JRC 蘇生ガイドライン 2015

JRC 蘇生ガイドライン 2015:
心停止かどうかの判断に自信が持てない場合も、心停止でなかった場合の危害を恐れずに、ただちに胸骨圧迫を開始する。
なお、CPR に熟練した医療従事者が心停止を判断する際には呼吸の確認と同時に頸動脈の脈拍を確認することがあるが、市民救助者の場合、その必要はない。
傷病者に反応がなく、呼吸がないか死戦期呼吸が認められる場合、あるいはその判断に自信がもてない場合に心停止と判断することは理にかなっている。
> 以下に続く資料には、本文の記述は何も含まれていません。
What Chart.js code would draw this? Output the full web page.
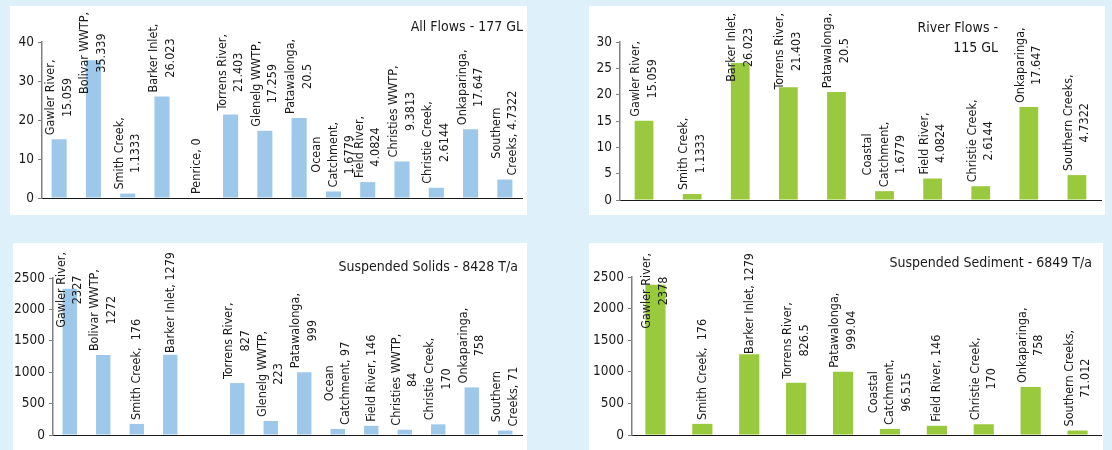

市民救助者は,傷病者が心停止でなかった場合の CPR による危害を恐れることなく,心停止を疑った場合にはCPRを開始することを推奨する(強い推奨、非常に低いエビデンス)。
重要なアウトカムとしての有害事象について、院外において心停止でないのに市民救助者から CPR を受けた計762 名を対象とした観察研究が4件あった(非常に低いエビデンス:バ イアスのリスク、不精確さによりグレードダウン)。
このうち3件は、診療記録を元に、CPR を受けたことによる有害事象を調査し、うち1件では、その後の電話インタビューも行われていた。
これら3件の研究の対象者は計345名で、1.7%(95% CI 0.4~3.1)に骨折(肋骨と鎖骨)、8.7%(95% CI 5.7~11.7)に胸骨圧迫部位の痛みを認めたが、臨床的に問題となるような内臓損傷はなかった。
別の1件は、消防職員による現場での観察に基づいた報告で、 417名の対象者において外傷の報告はなかった。